Cet article a été publié dans le magazine des 10 ans de la Law Clinic de l’Université de Genève. Nous remercions l’équipe de la Law Clinic de nous permettre de le faire connaître à un plus large public. Aborder une thématique qui nous touche personnellement – dans le cadre d’un travail de groupe d’un cours universitaire – implique d’être confronté-e au regard des autres et de faire face à ses propres biais.
J’ai rejoint les bancs de la Law Clinic en 2017. Le format de celle-ci m’a attirée. Enfin, nous pouvions sortir du cadre habituel des cours de droit. Mieux, le travail de Master qui en découlerait ne finirait pas seulement dans une bibliothèque, mais aussi dans les mains des personnes directement concernées par la thématique traitée. Il se trouve que, par hasard, cette année-là, le sujet abordé était les droits des personnes LGBTIQ+. Militante de longue date pour les droits LGBTIQ+, et personnellement concernée, ce thème n’a fait que confirmer mon envie de suivre ce séminaire.
Ainsi, je me suis plongée, tête la première, dans des travaux de recherche sur une thématique qui me touche. Cette belle expérience a mis en lumière deux aspects : le regard des autres et mes propres biais.
Du regard des autres
Le regard des autres peut être malveillant ou bienveillant. Il est parfois plutôt innocent et naïf. Pour beaucoup, être LGBTIQ+ en Suisse n’était, et n’est toujours, pas vraiment une source de problèmes. On peut vivre « comme tout le monde ». Bien que cette affirmation ne soit pas totalement fausse, elle n’est pas pour autant vraie.
En 2017, je n’aurais pas pu me marier comme la plupart de mes camarades. En 2017, je n’aurais pas pu adopter un enfant avec ma conjointe. En 2017 et aujourd’hui encore, je pourrais rencontrer des difficultés pour être reconnue comme mère juridique de mon enfant s’il était né d’une PMA à l’étranger.
Observer les autres découvrir ce que signifiait, dans la société actuelle, être LGBTIQ+ était marquant. Iels n’en avaient pas toujours saisi la portée. Maintenant, iels prenaient non seulement la mesure des discriminations vécues au quotidien par les personnes LGBTIQ+, mais aussi des inégalités dans la loi. Rechercher et saisir l’ampleur de ces discriminations ne les a clairement pas laissé·e·s indifférent·e·s. C’était touchant.
De ses propres biais
Pour ma part, c’était plutôt une piqure de rappel. Me rappeler que, oui, en 2017, je n’étais encore qu’une citoyenne de seconde zone.

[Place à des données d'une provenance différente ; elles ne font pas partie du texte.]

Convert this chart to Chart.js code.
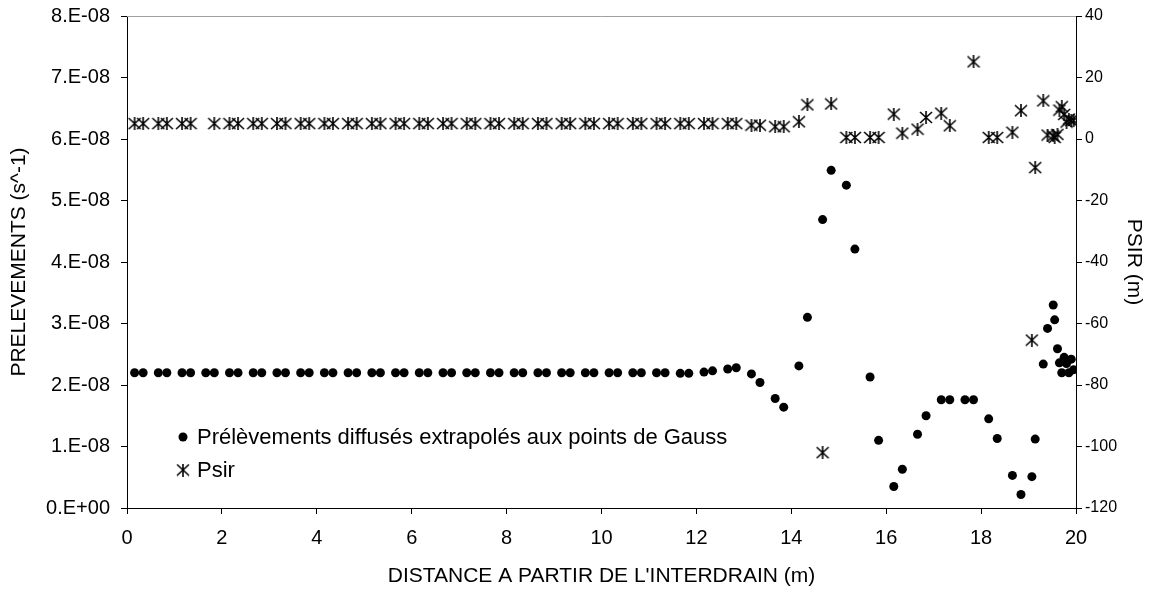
<!DOCTYPE html>
<html>
<head>
<meta charset="utf-8">
<script src="https://cdn.jsdelivr.net/npm/chart.js@4"></script>
<style>
  html, body { margin: 0; padding: 0; background: #fff; }
  #wrap { width: 1159px; height: 593px; position: relative; }
</style>
</head>
<body>
<div id="wrap"><canvas id="chart"></canvas></div>
<script>
// --- données ---
const distance = [
  0.16, 0.34, 0.66, 0.84, 1.16, 1.34, 1.66, 1.84, 2.16, 2.34, 2.66, 2.84,
  3.16, 3.34, 3.66, 3.84, 4.16, 4.34, 4.66, 4.84, 5.16, 5.34, 5.66, 5.84,
  6.16, 6.34, 6.66, 6.84, 7.16, 7.34, 7.66, 7.84, 8.16, 8.34, 8.66, 8.84,
  9.16, 9.34, 9.66, 9.84, 10.16, 10.34, 10.66, 10.84, 11.16, 11.34, 11.66, 11.84,
  12.16, 12.34, 12.66, 12.84, 13.16, 13.34, 13.66, 13.84, 14.16, 14.34, 14.66, 14.84,
  15.16, 15.34, 15.66, 15.84, 16.16, 16.34, 16.66, 16.84, 17.16, 17.34, 17.66, 17.84,
  18.16, 18.34, 18.66, 18.84,
  19.07, 19.14, 19.31, 19.40, 19.52, 19.55, 19.61, 19.65, 19.70, 19.75, 19.80, 19.85, 19.90, 19.95
];

// prélèvements (s^-1)
const prelevements = [
  2.2e-8, 2.2e-8, 2.2e-8, 2.2e-8, 2.2e-8, 2.2e-8, 2.2e-8, 2.2e-8, 2.2e-8, 2.2e-8, 2.2e-8, 2.2e-8,
  2.2e-8, 2.2e-8, 2.2e-8, 2.2e-8, 2.2e-8, 2.2e-8, 2.2e-8, 2.2e-8, 2.2e-8, 2.2e-8, 2.2e-8, 2.2e-8,
  2.2e-8, 2.2e-8, 2.2e-8, 2.2e-8, 2.2e-8, 2.2e-8, 2.2e-8, 2.2e-8, 2.2e-8, 2.2e-8, 2.2e-8, 2.2e-8,
  2.2e-8, 2.2e-8, 2.2e-8, 2.2e-8, 2.2e-8, 2.2e-8, 2.2e-8, 2.2e-8, 2.2e-8, 2.2e-8, 2.19e-8, 2.19e-8,
  2.21e-8, 2.23e-8, 2.26e-8, 2.28e-8, 2.18e-8, 2.04e-8, 1.78e-8, 1.64e-8, 2.31e-8, 3.10e-8, 4.69e-8, 5.49e-8,
  5.25e-8, 4.21e-8, 2.13e-8, 1.10e-8, 0.35e-8, 0.63e-8, 1.20e-8, 1.50e-8, 1.76e-8, 1.76e-8, 1.76e-8, 1.76e-8,
  1.45e-8, 1.13e-8, 0.53e-8, 0.22e-8,
  0.51e-8, 1.12e-8, 2.34e-8, 2.92e-8, 3.30e-8, 3.06e-8, 2.59e-8, 2.36e-8, 2.20e-8, 2.45e-8, 2.35e-8, 2.20e-8, 2.42e-8, 2.25e-8
];

// Psir (m), null = point non visible
const psir = [
  5, 5, 5, 5, 5, 5, null, 5, 5, 5, 5, 5,
  5, 5, 5, 5, 5, 5, 5, 5, 5, 5, 5, 5,
  5, 5, 5, 5, 5, 5, 5, 5, 5, 5, 5, 5,
  5, 5, 5, 5, 5, 5, 5, 5, 5, 5, 5, 5,
  5, 5, 5, 5, 4.5, 4.5, 4.0, 4.0, 5.6, 11.1, -102, 11.4,
  0.5, 0.5, 0.5, 0.5, 8.1, 1.9, 3.2, 7.0, 8.4, 4.3, null, 25.1,
  0.5, 0.5, 2.2, 9.2,
  -65.4, -9.3, 12.4, 1.3, 1.0, 0.5, 1.5, 9.4, 10.5, 8.0, 5.5, 6.5, 6.0, 6.0
];

const xTicksStep = 2;
const leftTicksStep = 1e-8;
const rightTicksStep = 20;

const FONT = 'Liberation Sans, Arial, sans-serif';

// symbole étoile (X + barre verticale)
function makeStar() {
    const c = document.createElement('canvas');
    c.width = 14; c.height = 13;
    const g = c.getContext('2d');
    g.strokeStyle = '#000';
    g.lineWidth = 1.6;
    g.beginPath();
    g.moveTo(1, 1); g.lineTo(13, 12);
    g.moveTo(13, 1); g.lineTo(1, 12);
    g.moveTo(7, 0); g.lineTo(7, 13);
    g.stroke();
    return c;
}
const star = makeStar();

// taille fixe des axes (zone de tracé calée sur la référence)
function fixSize(prop, val) {
    return s => {
        s[prop] = val;
        s.paddingTop = 0; s.paddingBottom = 0;
        s.paddingLeft = 0; s.paddingRight = 0;
    };
}

// légende dessinée dans la zone du graphique + trait gris en haut
const customDraw = {
    id: 'customDraw',
    afterDraw(chart) {
        const { ctx, chartArea: a } = chart;
        ctx.save();
        ctx.strokeStyle = '#a0a0a0';
        ctx.lineWidth = 1;
        ctx.beginPath();
        ctx.moveTo(a.left, a.top + 0.5);
        ctx.lineTo(a.right, a.top + 0.5);
        ctx.stroke();

        const mx = a.left + 56;
        const rows = [a.top + 421, a.top + 454];
        ctx.font = '22px ' + FONT;
        ctx.fillStyle = '#000';
        ctx.textBaseline = 'middle';
        ctx.textAlign = 'left';
        chart.data.datasets.forEach((ds, i) => {
            const y = rows[i];
            if (i === 0) {
                ctx.beginPath();
                ctx.arc(mx, y, 4.5, 0, Math.PI * 2);
                ctx.fill();
            } else {
                ctx.drawImage(star, mx - star.width / 2, y - star.height / 2);
            }
            ctx.fillText(ds.label, mx + 14, y + 1);
        });
        ctx.restore();
    }
};

new Chart(document.getElementById('chart'), {
    type: 'scatter',
    data: {
        datasets: [
            {
                label: 'Prélèvements diffusés extrapolés aux points de Gauss',
                data: distance.map((x, i) => ({ x, y: prelevements[i] })),
                yAxisID: 'y',
                pointStyle: 'circle',
                pointRadius: 4.5,
                backgroundColor: '#000',
                borderColor: '#000',
                borderWidth: 0
            },
            {
                label: 'Psir',
                data: distance.map((x, i) => ({ x, y: psir[i] })),
                yAxisID: 'y2',
                pointStyle: star,
                backgroundColor: '#000',
                borderColor: '#000'
            }
        ]
    },
    options: {
        responsive: true,
        maintainAspectRatio: false,
        animation: false,
        layout: { padding: { top: 16, left: 0, right: 0, bottom: 0 } },
        plugins: { legend: { display: false }, tooltip: { enabled: false } },
        scales: {
            x: {
                type: 'linear', min: 0, max: 20,
                ticks: { stepSize: xTicksStep, color: '#000', font: { family: FONT, size: 20 }, padding: 12 },
                grid: { drawOnChartArea: false, drawTicks: true, tickLength: 6, color: '#000' },
                border: { color: '#000', width: 1 },
                title: { display: true, text: "DISTANCE A PARTIR DE L'INTERDRAIN (m)", color: '#000',
                         font: { family: FONT, size: 21 }, padding: { top: 0, bottom: 4 } },
                afterFit: fixSize('height', 85)
            },
            y: {
                position: 'left', min: 0, max: 8e-8,
                ticks: {
                    stepSize: leftTicksStep, color: '#000', font: { family: FONT, size: 20 }, padding: 11,
                    callback: v => {
                        const n = Math.round(v / 1e-8);
                        return n === 0 ? '0.E+00' : n + '.E-08';
                    }
                },
                grid: { drawOnChartArea: false, drawTicks: true, tickLength: 6, color: '#000' },
                border: { color: '#000', width: 1 },
                title: { display: true, text: 'PRELEVEMENTS (s^-1)', color: '#000',
                         font: { family: FONT, size: 21 }, padding: { top: 7, bottom: 0 } },
                afterFit: fixSize('width', 127)
            },
            y2: {
                position: 'right', min: -120, max: 40,
                ticks: { stepSize: rightTicksStep, color: '#000', font: { family: FONT, size: 16 }, padding: 3 },
                grid: { drawOnChartArea: false, drawTicks: true, tickLength: 6, color: '#000' },
                border: { color: '#000', width: 1 },
                title: { display: true, text: 'PSIR (m)', color: '#000',
                         font: { family: FONT, size: 21 }, padding: { top: 13, bottom: 0 } },
                afterFit: fixSize('width', 83)
            }
        }
    },
    plugins: [customDraw]
});
</script>
</body>
</html>
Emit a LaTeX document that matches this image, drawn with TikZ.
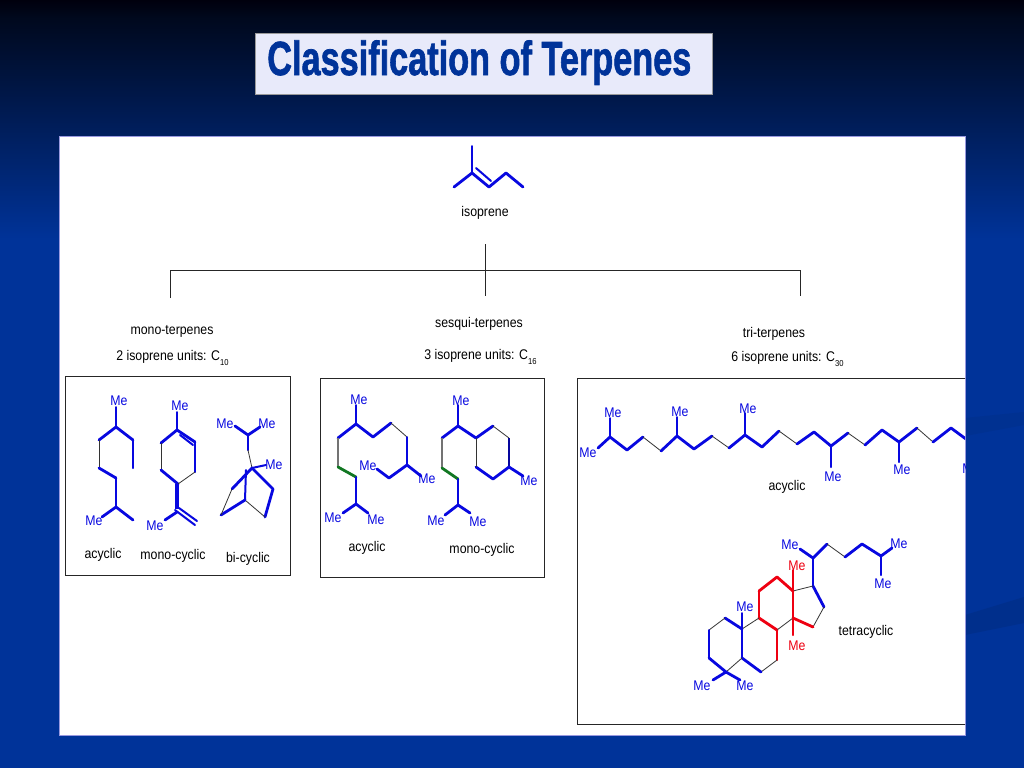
\documentclass[tikz,border=0pt]{standalone}
\usepackage{fontspec}
\setmainfont{Liberation Sans}
\newfontfamily\titlefont[UprightFont=*-Bold,FakeBold=1.6]{Liberation Sans}
\definecolor{slideblue}{HTML}{003399}
\definecolor{slidedark}{HTML}{00081C}
\definecolor{slideband}{HTML}{002F8C}
\definecolor{titlebg}{HTML}{E8EAFA}
\definecolor{molblue}{HTML}{0808E0}
\definecolor{molred}{HTML}{EE0011}
\definecolor{molgreen}{HTML}{117722}
\newcount\autonode
\newcommand{\narrow}[1]{\scalebox{0.88}[1]{#1}}
\newcommand{\me}[2][melab]{\global\advance\autonode by 1 \node[#1] (me\the\autonode) at (#2) {\narrow{Me}};}
\newcommand{\tx}[3]{\node[txt] (#1) at (#2) {\narrow{#3}};}
\newcommand{\subnum}[1]{\raisebox{-3.5pt}{\fontsize{6.5}{7}\selectfont #1}}
\tikzset{
  bthick/.style={draw=molblue,line width=2.1pt,line join=round,line cap=round},
  bmid/.style={draw=molblue,line width=1.5pt,line join=round,line cap=round},
  rthick/.style={draw=molred,line width=2.1pt,line join=round,line cap=round},
  rmid/.style={draw=molred,line width=1.5pt,line join=round,line cap=round},
  gthick/.style={draw=molgreen,line width=2.1pt,line cap=round},
  bthin/.style={draw=black!80,line width=0.6pt},
  bgrey/.style={draw=black!55,line width=0.8pt},
  blthin/.style={draw=molblue!70!black,line width=0.8pt},
  melab/.style={inner sep=0pt,text=molblue,yshift=-0.75pt,font=\fontsize{10.5}{11}\selectfont},
  meleft/.style={melab,anchor=west},
  merd/.style={melab,text=molred},
  txt/.style={inner sep=0pt,text=black,yshift=-0.75pt,font=\fontsize{10.5}{11}\selectfont},
  treeline/.style={draw=black!85,line width=0.7pt},
  frame/.style={draw=black!85,line width=0.7pt},
}
\begin{document}
\begin{tikzpicture}[x=0.75pt,y=-0.75pt]
\useasboundingbox (0,0) rectangle (1024,768);
% background
\fill[slideblue] (0,0) rectangle (1024,768);
\shade[top color=slidedark,bottom color=slideblue] (0,15) rectangle (1024,240);
\shade[top color=black!95!blue,bottom color=slidedark] (0,0) rectangle (1024,16);
\fill[slideband] (965,615) -- (1024,597) -- (1024,623) -- (965,635) -- cycle;
\fill[slideband!60!slideblue] (965,418) -- (1024,412) -- (1024,425) -- (965,436) -- cycle;
% title
\node[draw=black!40,line width=0.4pt,fill=titlebg,minimum width=342.75pt,minimum height=45.75pt,inner sep=0pt] (titlebox) at (483.5,63.5) {};
\node[inner sep=0pt,text=slideblue,anchor=base west] (title) at (267,75) {\resizebox{318pt}{26pt}{\titlefont Classification of Terpenes}};
% panel
\node[fill=white,draw=black!30!blue!40,line width=0.6pt,minimum width=680pt,minimum height=449.25pt,inner sep=0pt,anchor=north west] (panel) at (58.5,135.5) {};
\begin{scope}
\clip (58.5,135.5) rectangle (965,735);
% isoprene
\draw[bmid] (472,146) -- (472,173);
\draw[bthick] (454,187) -- (472,173) -- (489,187) -- (506,173) -- (523,187);
\draw[bmid] (476,168) -- (491,181);
\tx{isolab}{485,212}{isoprene}
% tree
\coordinate (treeTop) at (485.5,244);
\coordinate (treeMid) at (485.5,270);
\coordinate (treeMidB) at (485.5,296);
\coordinate (treeL) at (170.5,270);
\coordinate (treeLB) at (170.5,298);
\coordinate (treeR) at (800,270);
\coordinate (treeRB) at (800,296);
\draw[treeline] (treeTop) -- (treeMidB);
\draw[treeline] (treeLB) -- (treeL) -- (treeR) -- (treeRB);
% group labels
\tx{mono}{172,330}{mono-terpenes}
\node[txt,anchor=west] (monou) at (116,357) {\narrow{2 isoprene units: C\subnum{10}}};
\tx{sesq}{479,323}{sesqui-terpenes}
\node[txt,anchor=west] (sesqu) at (424,356) {\narrow{3 isoprene units: C\subnum{16}}};
\tx{trit}{774,333}{tri-terpenes}
\node[txt,anchor=west] (triu) at (731,358) {\narrow{6 isoprene units: C\subnum{30}}};
% frames
\draw[frame] (65,376) rectangle (290.5,575.5);
\draw[frame] (320,378) rectangle (544.5,577);
\draw[frame] (577,378) -- (975,378);
\draw[frame] (577,378) -- (577,724) -- (975,724);
% mono acyclic
\draw[bmid] (116,407) -- (116,427);
\draw[bthick] (99,440) -- (116,427) -- (133,440);
\draw[bmid] (133,440) -- (133,468);
\draw[bthin] (99,440) -- (99,468);
\draw[bthick] (99,468) -- (116,478);
\draw[bthick] (116,478) -- (116,507);
\draw[bthick] (102,517) -- (116,507) -- (133,520);
\me{119,400}
\me{94,520}
\tx{ma}{103,554}{acyclic}
% mono cyclic
\draw[bmid] (177,412) -- (177,430);
\draw[bthick] (161,443) -- (177,430) -- (195,442);
\draw[bmid] (195,442) -- (195,472);
\draw[bmid] (180,435) -- (193,445);
\draw[bthin] (161,443) -- (161,470);
\draw[bthick] (161,470) -- (178,484);
\draw[bthin] (178,484) -- (195,472);
\draw[draw=molblue,line width=3pt] (177,484) -- (177,509);
\draw[bthick] (177,512) -- (165,520);
\draw[bmid] (175,510) -- (195,525);
\draw[bmid] (179,508) -- (197,521);
\me{180,405}
\me{155,525}
\tx{mc}{173,555}{mono-cyclic}
% bicyclic
\draw[bthick] (235,426) -- (248,435) -- (260,427);
\draw[bmid] (248,435) -- (248,450);
\draw[bthin] (248,450) -- (252,468);
\draw[bmid] (252,468) -- (266,465);
\draw[bthick] (232,489) -- (252,468) -- (273,489) -- (265,517);
\draw[bthin] (265,517) -- (245,500);
\draw[bthick] (245,500) -- (221,515);
\draw[bthin] (221,515) -- (232,489);
\draw[bmid] (245,500) -- (246,470);
\me{225,423}
\me{267,423}
\me{274,464}
\tx{bc}{248,558}{bi-cyclic}
% sesqui acyclic
\draw[bmid] (356,405) -- (356,424);
\draw[bthick] (338,438) -- (356,424) -- (373,437) -- (391,423);
\draw[bthin] (391,423) -- (407,437);
\draw[bmid] (407,437) -- (407,465);
\draw[bthick] (377,469) -- (389,478) -- (407,465) -- (421,476);
\draw[bgrey] (338,438) -- (338,467);
\draw[gthick] (338,467) -- (356,477);
\draw[bmid] (356,477) -- (356,504);
\draw[bthick] (343,513) -- (356,504) -- (368,513);
\me{359,399}
\me{368,465}
\me{427,478}
\me{333,517}
\me{376,519}
\tx{sa}{367,547}{acyclic}
% sesqui monocyclic
\draw[bmid] (458,405) -- (458,426);
\draw[bthick] (442,438) -- (458,426) -- (476,438) -- (493,426);
\draw[bthin] (493,426) -- (509,438);
\draw[blthin] (509,438) -- (509,467);
\draw[bthick] (523,476) -- (509,467) -- (493,479) -- (476,467);
\draw[bthin] (476,467) -- (476,438);
\draw[bgrey] (442,438) -- (442,468);
\draw[gthick] (442,468) -- (458,479);
\draw[bmid] (458,479) -- (458,505);
\draw[bthick] (445,515) -- (458,505) -- (470,513);
\me{461,400}
\me{529,480}
\me{436,520}
\me{478,521}
\tx{sm}{482,549}{mono-cyclic}
% tri acyclic
\draw[bmid] (610,418) -- (610,437);
\draw[bthick] (598,448) -- (610,437) -- (627,450) -- (643,437);
\draw[bthin] (643,437) -- (661,451);
\draw[bthick] (661,451) -- (677,436) -- (694,449) -- (712,436);
\draw[bthin] (712,436) -- (729,448);
\draw[bthick] (729,448) -- (745,435) -- (762,447) -- (779,431);
\draw[bthin] (779,431) -- (797,444);
\draw[bthick] (797,444) -- (814,432) -- (831,446) -- (848,433);
\draw[bthin] (848,433) -- (865,445);
\draw[bthick] (865,445) -- (882,430) -- (899,442) -- (917,428);
\draw[bthin] (917,428) -- (933,442);
\draw[bthick] (933,442) -- (951,428) -- (970,442);
\draw[bmid] (677,436) -- (677,417);
\draw[bmid] (745,435) -- (745,413);
\draw[bmid] (831,446) -- (831,467);
\draw[bmid] (899,442) -- (899,462);
\me{613,412}
\me{588,452}
\me{680,411}
\me{748,408}
\me{833,476}
\me{902,469}
\me[meleft]{962,468}
\tx{ta}{787,486}{acyclic}
% tetracyclic
\draw[bthick] (800,549) -- (813,558) -- (827,544);
\draw[bthin] (827,544) -- (845,557);
\draw[bthick] (845,557) -- (862,544) -- (881,556) -- (892,548);
\draw[bmid] (881,556) -- (881,575);
\draw[bmid] (813,558) -- (813,586);
\draw[bthick] (813,586) -- (824,607);
\draw[bthin] (824,607) -- (813,627);
\draw[bthin] (793,591) -- (813,586);
\draw[rthick] (813,627) -- (793,618);
\draw[rmid] (793,618) -- (793,591);
\draw[rthick] (793,591) -- (777,577) -- (759,591);
\draw[rmid] (759,591) -- (759,618);
\draw[rthick] (759,618) -- (777,630);
\draw[bthin] (777,630) -- (793,618);
\draw[rmid] (777,630) -- (777,660);
\draw[bthin] (777,660) -- (761,672);
\draw[bthick] (761,672) -- (742,658);
\draw[bmid] (742,658) -- (742,629);
\draw[bthin] (742,629) -- (759,618);
\draw[bthick] (742,629) -- (725,618);
\draw[bthin] (725,618) -- (709,630);
\draw[bmid] (709,630) -- (709,658);
\draw[bthick] (709,658) -- (726,672);
\draw[bthin] (726,672) -- (742,658);
\draw[bthick] (713,680) -- (726,672) -- (740,680);
\draw[bmid] (742,629) -- (742,613);
\draw[rmid] (793,591) -- (793,570);
\draw[rmid] (793,618) -- (793,635);
\me{790,544}
\me{899,543}
\me{883,583}
\me[merd]{797,565}
\me[merd]{797,645}
\me{745,606}
\me{702,685}
\me{745,685}
\tx{tt}{866,631}{tetracyclic}
\end{scope}
\end{tikzpicture}
\end{document}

Ceci dit, effectuer une recherche juridique sur une telle thématique a parfois été un challenge. Comment écrire noir sur blanc qu’une situation qui est pour nous inégale est pourtant légale ? Comment écrire que l’on a moins de droits que les autres ? J’avais beau chercher une solution qui pourrait réconcilier mon cœur et mon intellect, je retombais toujours sur une réponse qui me déplaisait. Faire cet effort d’objectivité, avec parfois un peu d’aide, était probablement la limite de l’exercice. Militer tout en gardant une rigueur scientifique est un obstacle auquel il faut faire face. Saisir ses propres biais, ne pas faire semblant qu’ils n’existent pas et les affronter.
De ma réconciliation avec les études de droit
Faire du droit s’est imposé à moi comme une évidence. Portée par un désir de justice, le droit offrait un outil, une arme, pour contrer l’injustice. Nous ne pouvons qu’être déçu·e lorsque nous réalisons que cette arme peut se retourner contre nous. Cela constitue une forme de violence.
Suivre un séminaire tel que la Law Clinic, bien qu’il ait confirmé les inégalités dont la communauté LGBTIQ+ est victime, m’a permis de saisir où se trouvaient les lacunes et biais dans nos textes législatifs. Identifier ceux-ci est le premier pas pour pouvoir les changer. Connaître ses droits est également indispensable si l’on veut qu’ils soient respectés. Connaître ses droits, même lorsqu’ils nous desservent, n’est pas une fatalité. Au contraire. Nous nous inspirons de ces lacunes pour dessiner les nouveaux chemins indispensables à nos luttes.
En conclusion, ce que je retiendrai de la Law Clinic, c’est la présence de mes parents lors de la présentation des résultats de notre travail : ils en étaient fiers. Le fait que l’Université, institution de renommée internationale, se saisisse de ce thème a rendu nos luttes légitimes et sérieuses. Nous étions enfin visibles.